━━ SUPPLIED MATERIAL

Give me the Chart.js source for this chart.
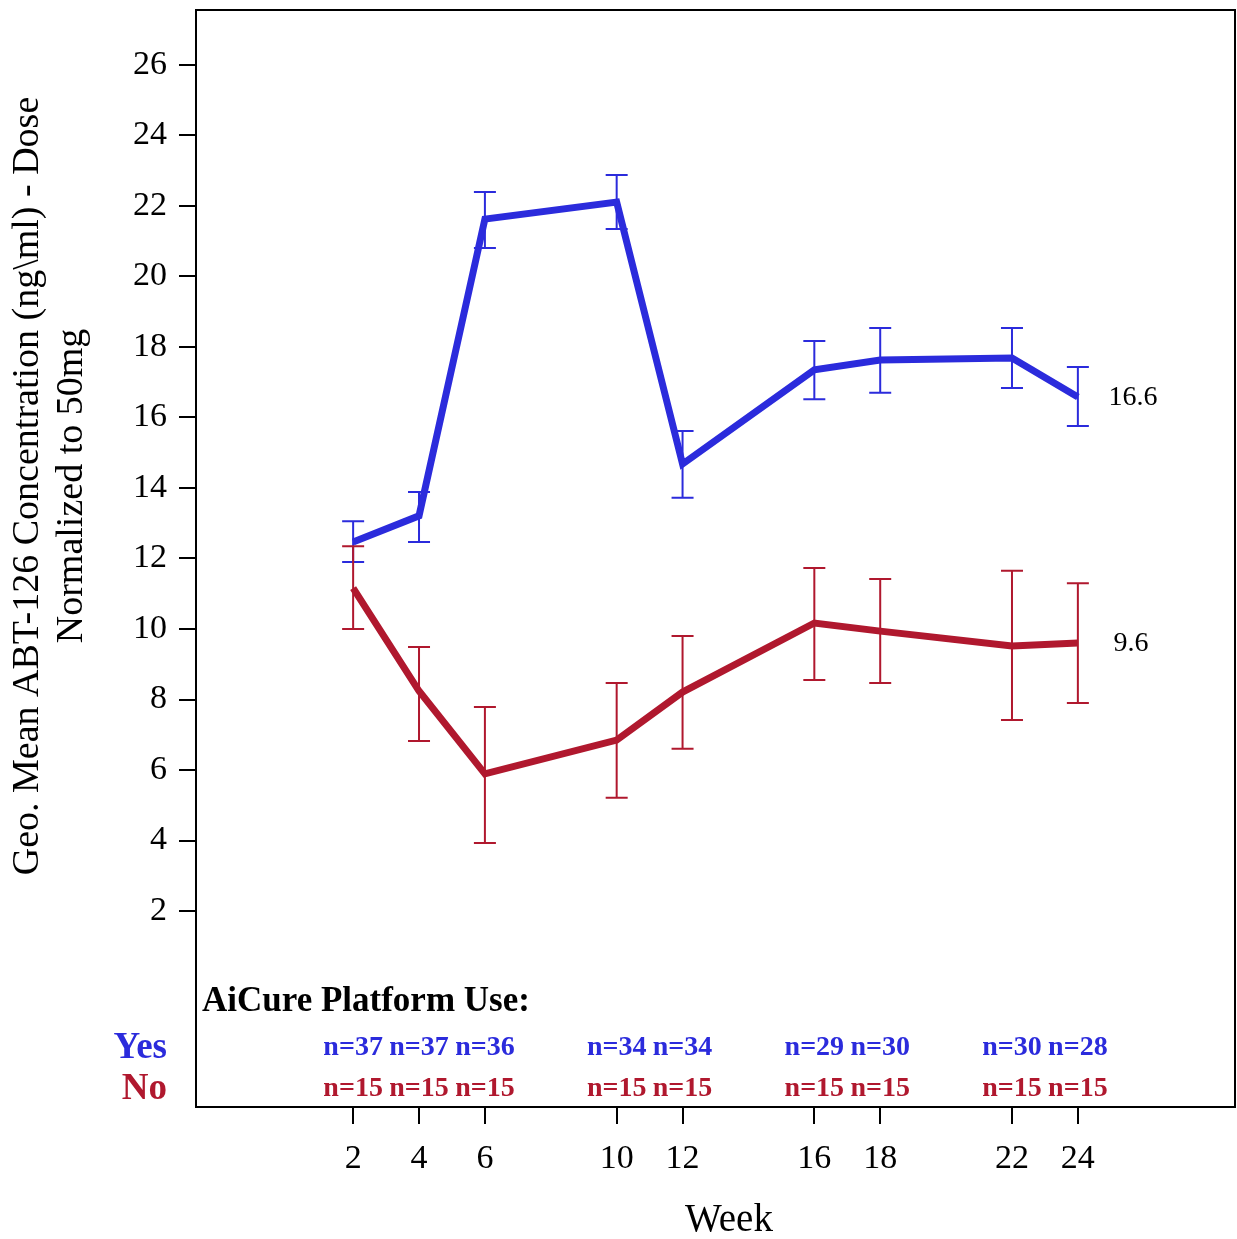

━━━━
━━ SUPPLIED MATERIAL

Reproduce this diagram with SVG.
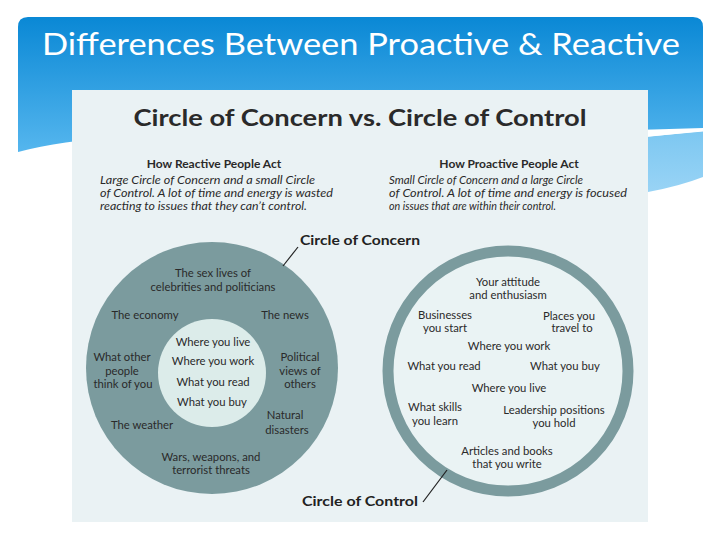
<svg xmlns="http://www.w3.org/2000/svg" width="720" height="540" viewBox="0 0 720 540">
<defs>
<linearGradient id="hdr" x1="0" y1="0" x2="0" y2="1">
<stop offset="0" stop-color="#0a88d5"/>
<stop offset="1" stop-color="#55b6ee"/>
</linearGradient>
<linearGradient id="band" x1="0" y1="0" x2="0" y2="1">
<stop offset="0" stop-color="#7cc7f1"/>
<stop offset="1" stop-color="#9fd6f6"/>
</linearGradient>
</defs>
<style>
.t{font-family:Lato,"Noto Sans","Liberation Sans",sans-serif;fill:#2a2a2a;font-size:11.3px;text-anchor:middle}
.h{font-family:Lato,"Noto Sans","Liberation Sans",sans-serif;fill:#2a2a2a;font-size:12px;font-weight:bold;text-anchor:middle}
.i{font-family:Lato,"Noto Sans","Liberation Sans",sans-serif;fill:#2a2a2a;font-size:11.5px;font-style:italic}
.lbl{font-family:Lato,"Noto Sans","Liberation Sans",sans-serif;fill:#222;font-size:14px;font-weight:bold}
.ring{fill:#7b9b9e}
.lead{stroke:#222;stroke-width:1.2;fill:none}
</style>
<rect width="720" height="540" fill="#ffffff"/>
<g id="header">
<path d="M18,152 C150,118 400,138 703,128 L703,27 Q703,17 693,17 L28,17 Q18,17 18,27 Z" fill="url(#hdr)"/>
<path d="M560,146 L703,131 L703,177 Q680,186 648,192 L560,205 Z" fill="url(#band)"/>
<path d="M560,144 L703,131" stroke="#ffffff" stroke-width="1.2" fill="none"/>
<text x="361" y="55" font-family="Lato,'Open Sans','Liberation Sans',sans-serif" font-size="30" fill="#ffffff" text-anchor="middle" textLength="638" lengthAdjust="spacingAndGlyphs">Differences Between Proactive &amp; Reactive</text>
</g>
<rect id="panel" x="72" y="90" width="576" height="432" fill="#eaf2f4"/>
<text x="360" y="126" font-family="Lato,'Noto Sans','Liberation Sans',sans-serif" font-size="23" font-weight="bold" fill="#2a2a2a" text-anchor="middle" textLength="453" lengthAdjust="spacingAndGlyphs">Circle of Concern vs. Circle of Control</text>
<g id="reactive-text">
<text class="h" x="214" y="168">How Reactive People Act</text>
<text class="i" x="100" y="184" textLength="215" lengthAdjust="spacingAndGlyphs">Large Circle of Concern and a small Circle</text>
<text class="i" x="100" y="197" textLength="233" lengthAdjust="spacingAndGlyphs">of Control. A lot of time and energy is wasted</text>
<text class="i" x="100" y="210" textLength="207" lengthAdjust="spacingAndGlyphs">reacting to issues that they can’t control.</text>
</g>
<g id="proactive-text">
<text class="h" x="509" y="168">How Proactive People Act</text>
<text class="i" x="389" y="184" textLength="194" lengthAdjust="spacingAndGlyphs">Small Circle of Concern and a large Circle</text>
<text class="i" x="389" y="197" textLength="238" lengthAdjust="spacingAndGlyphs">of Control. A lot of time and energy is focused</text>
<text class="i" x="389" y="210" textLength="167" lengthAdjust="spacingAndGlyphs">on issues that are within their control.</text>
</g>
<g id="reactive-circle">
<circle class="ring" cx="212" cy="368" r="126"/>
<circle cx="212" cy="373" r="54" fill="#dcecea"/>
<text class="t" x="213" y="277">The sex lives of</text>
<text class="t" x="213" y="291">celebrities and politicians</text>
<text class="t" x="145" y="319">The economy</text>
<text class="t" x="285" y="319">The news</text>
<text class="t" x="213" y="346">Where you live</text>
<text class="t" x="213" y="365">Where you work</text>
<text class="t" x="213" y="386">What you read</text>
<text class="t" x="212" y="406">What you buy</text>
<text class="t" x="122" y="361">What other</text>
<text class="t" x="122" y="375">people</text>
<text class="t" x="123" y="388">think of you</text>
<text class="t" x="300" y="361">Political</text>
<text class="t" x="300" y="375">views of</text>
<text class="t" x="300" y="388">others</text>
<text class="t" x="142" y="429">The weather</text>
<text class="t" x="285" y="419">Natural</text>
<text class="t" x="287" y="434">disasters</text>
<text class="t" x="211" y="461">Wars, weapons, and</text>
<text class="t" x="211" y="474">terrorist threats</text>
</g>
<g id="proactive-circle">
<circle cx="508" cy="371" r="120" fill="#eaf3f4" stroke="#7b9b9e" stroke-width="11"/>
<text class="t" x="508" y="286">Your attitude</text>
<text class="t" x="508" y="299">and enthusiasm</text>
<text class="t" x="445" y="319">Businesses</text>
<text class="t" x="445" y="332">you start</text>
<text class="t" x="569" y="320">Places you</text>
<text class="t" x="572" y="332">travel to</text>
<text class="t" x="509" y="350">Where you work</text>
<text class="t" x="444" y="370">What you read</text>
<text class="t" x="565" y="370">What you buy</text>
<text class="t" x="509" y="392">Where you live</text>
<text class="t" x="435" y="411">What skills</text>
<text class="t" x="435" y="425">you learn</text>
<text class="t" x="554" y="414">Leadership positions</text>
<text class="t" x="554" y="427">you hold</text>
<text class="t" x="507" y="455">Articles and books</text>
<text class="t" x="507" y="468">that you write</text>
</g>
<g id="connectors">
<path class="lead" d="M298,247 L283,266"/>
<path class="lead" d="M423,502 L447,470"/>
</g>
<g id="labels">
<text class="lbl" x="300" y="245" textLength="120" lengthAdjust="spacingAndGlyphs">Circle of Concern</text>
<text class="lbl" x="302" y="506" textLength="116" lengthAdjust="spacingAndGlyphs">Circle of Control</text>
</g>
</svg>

━━━━

▶ [SET EXERCISE]: Of all the lines above, how many contain "this"? Give the number and nothing more.

▶ [EXERCISE SOLUTION]: 2